Last year, as Margaret and I were spending time with a young couple who were planning to get married, I wrote a post called “Marriage and Discipleship“. In this post, I suggested that if discipleship happened primarily through relationships, then our primary disciple and our primary discipler should be our spouse – at least for those of us who are married. I hope you enjoy this post.
A couple of months ago, two new friends of ours asked Margaret and me if we would do pre-marital counseling for them. We started meeting with them a couple of weeks ago. It has been a blessing to get to know them more and to encourage them as they prepare to be married.
I don’t treat “pre-marital” counseling much differently that other opportunities of discipleship. My desire is to help them grow in maturity in Christ. As this happens, their relationship with one another will also grow and mature.
The last time we met, we talked about the sanctifying nature of marriage. Actually, they brought this up. They can already see how God is using their relationship with one another to grow them spiritually.

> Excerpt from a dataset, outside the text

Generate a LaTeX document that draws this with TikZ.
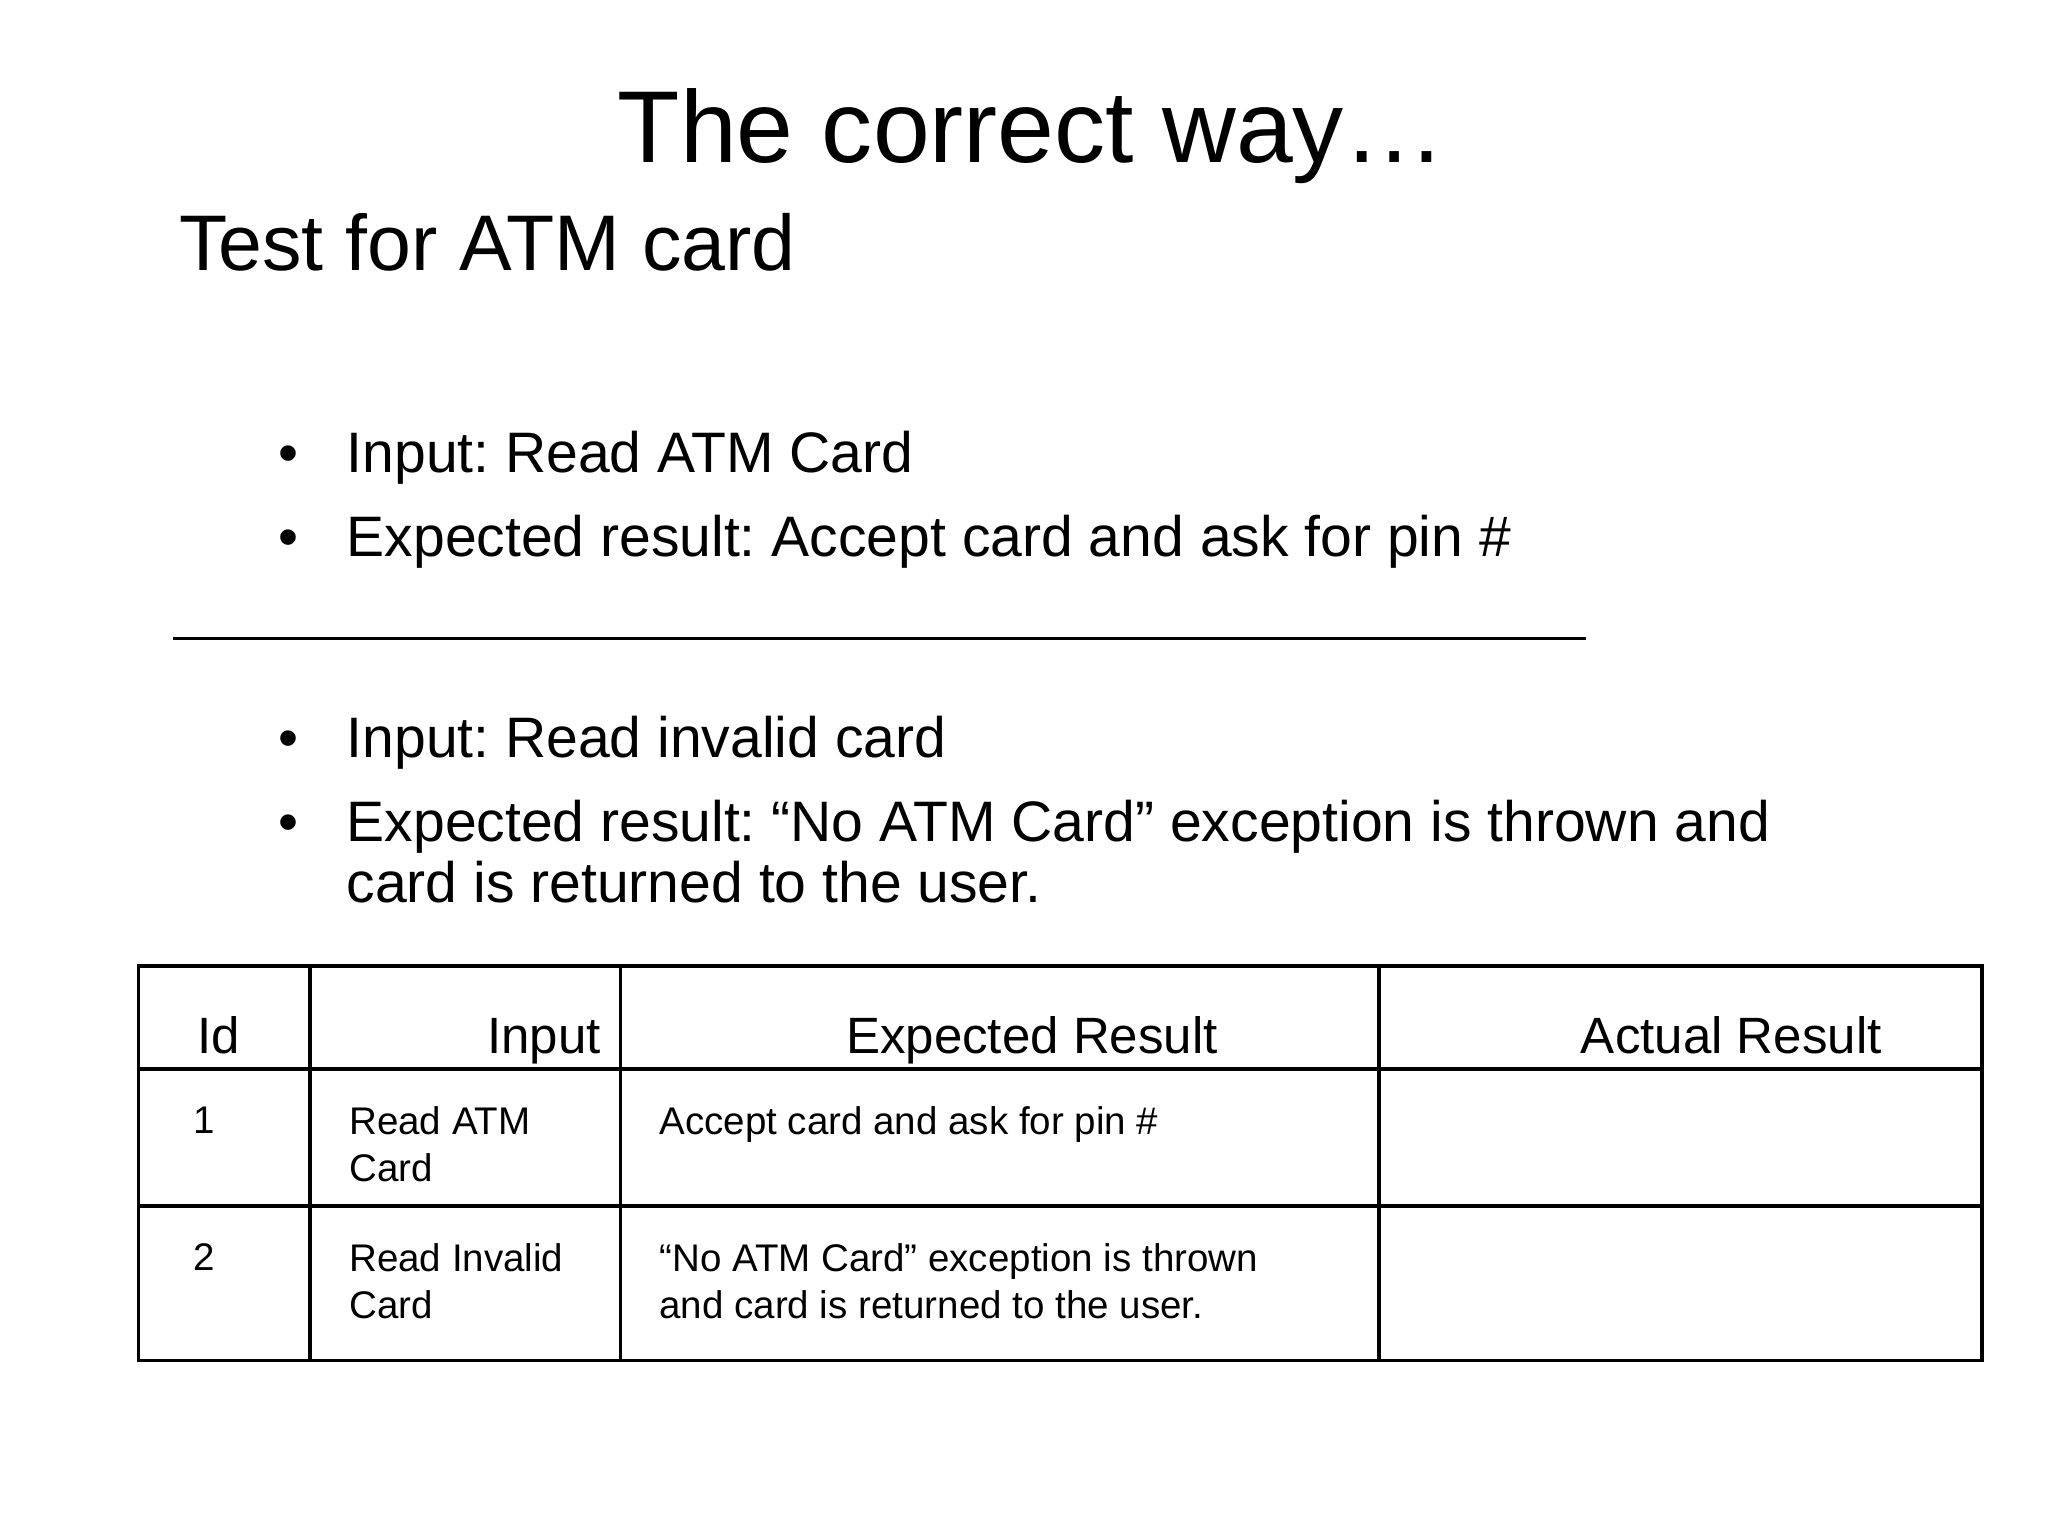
\documentclass[tikz,border=0pt]{standalone}
\usepackage{fontspec}
\setmainfont{Liberation Sans}
\frenchspacing
\begin{document}
\begin{tikzpicture}[x=0.01cm,y=-0.01cm,
  lbl/.style={inner sep=0pt,anchor=base west},
  bul/.style={lbl,font=\fontsize{12.3}{15}\selectfont},
  hd/.style={inner sep=0pt,anchor=base,font=\fontsize{11}{13}\selectfont},
  cell/.style={lbl,font=\fontsize{8.3}{10}\selectfont,align=left,anchor=north west}]
\useasboundingbox (0,0) rectangle (1552,1164);
\node[inner sep=0pt,anchor=base,font=\fontsize{22}{26}\selectfont] (title) at (782,123) {The correct way…};
\node[lbl,font=\fontsize{17}{21}\selectfont] (sub) at (135,205) {Test for ATM card};
\node[bul] (b1d) at (210,358) {•};
\node[bul] (b1) at (262,358) {Input: Read ATM Card};
\node[bul] (b2d) at (210,422) {•};
\node[bul] (b2) at (262,422) {Expected result: Accept card and ask for pin \#};
\coordinate (la) at (131,484); \coordinate (lb) at (1202,484);
\draw[line width=0.7pt] (la) -- (lb);
\node[bul] (b3d) at (210,574) {•};
\node[bul] (b3) at (262,574) {Input: Read invalid card};
\node[bul] (b4d) at (210,638) {•};
\node[bul] (b4) at (262,638) {Expected result: “No ATM Card” exception is thrown and};
\node[bul] (b4b) at (262,684) {card is returned to the user.};
% table
\draw[line width=0.7pt] (105,732) rectangle (1502,1031);
\foreach \x in {235,470,1045} \draw[line width=0.7pt] (\x,732) -- (\x,1031);
\foreach \y in {810,914} \draw[line width=0.7pt] (105,\y) -- (1502,\y);
\node[hd] (h1) at (166,798) {Id};
\node[hd,anchor=base east] (h2) at (456,798) {Input};
\node[hd] (h3) at (782,798) {Expected Result};
\node[hd] (h4) at (1312,798) {Actual Result};
\node[cell] (c11) at (146,838) {1};
\node[cell] (c12) at (264,838) {Read ATM\\Card};
\node[cell] (c13) at (499,838) {Accept card and ask for pin \#};
\node[cell] (c21) at (146,942) {2};
\node[cell] (c22) at (264,942) {Read Invalid\\Card};
\node[cell] (c23) at (499,942) {“No ATM Card” exception is thrown\\and card is returned to the user.};
\end{tikzpicture}
\end{document}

Before two followers of Jesus Christ are married – before they are husband and wife – they are brother and sister in Christ. Thus, the foundational relationship for a marriage is the relationship between believers. Also, since this brother and sister in Christ is spending so much time together, it is by nature a discipling relationship. Of course, it may not be a positive discipling relationship, but it is a discipling relationship nonetheless.
So, marriage is based on a discipling relationship. The husband and wife should encourage one another and help one another grow toward maturity in Christ. Since the two spend so much time together, and since they know one another better than anyone else, and since they are probably more open and honest with one another than with anyone else, marriage is also the most important discipling relationship.
While it is important for this discipling relationship to include activities such as prayer and reading Scripture together, there is much more involved in this. In fact, if a couple (or any two or more people) only pray and read Scripture together, I would not call that a discipling relationship. Instead, in a discipling relationship the people help one another follow Jesus Christ, recognizing that the other person is not perfect, accepting and loving them as they are, and helping them grow through the trials and struggles of life.
I think it helps a marriage to recognize that the two people are in this type of discipling relationship. When we read Scripture as it defines how believers should interact with one another, we should also recognize that this describes how a married couple should interact with one another as well. For example, consider this important passage from Philippians:
Do nothing from rivalry or conceit, but in humility count others more significant than yourselves. Let each of you look not only to his own interests, but also to the interests of others. (Philippians 2:3-4 ESV)
While Paul writes this in general to followers of Christ in Philippi, it is especially applicable to a husband and wife in their interaction with one another. In fact, I think it is impossible to understand a husband’s role in a marriage or a wife’s role in a marriage without first recognizing these and other basic responsibilities that one believer has toward another believer.
As I look back over the time that Margaret and I have been married, I can see that Margaret has been my primary discipler throughout that time. I have learned more about God and life from her than from anyone else – and that includes pastors, preachers, and teachers. Why? Because I am with her every day. I see my own faults and weaknesses and sins most clearly in my relationship with her. I learn from her words and examples more than from anyone else.
And, perhaps most importantly, God expresses his love for me through Margaret than through anyone else on earth – in other words, Margaret is the channel through which God most demonstrates his love for me. This does not mean that Margaret is perfect, or that her demonstration of God’s love is on the same level as Christ’s demonstration of God’s love. But, God’s love is real and clear and intimate – and our relationship has been the best reflection of that love.
Have you thought about your relationship with your spouse as a discipling relationship? Have you thought about your spouse as your discipler? What insights can you add to this discussion?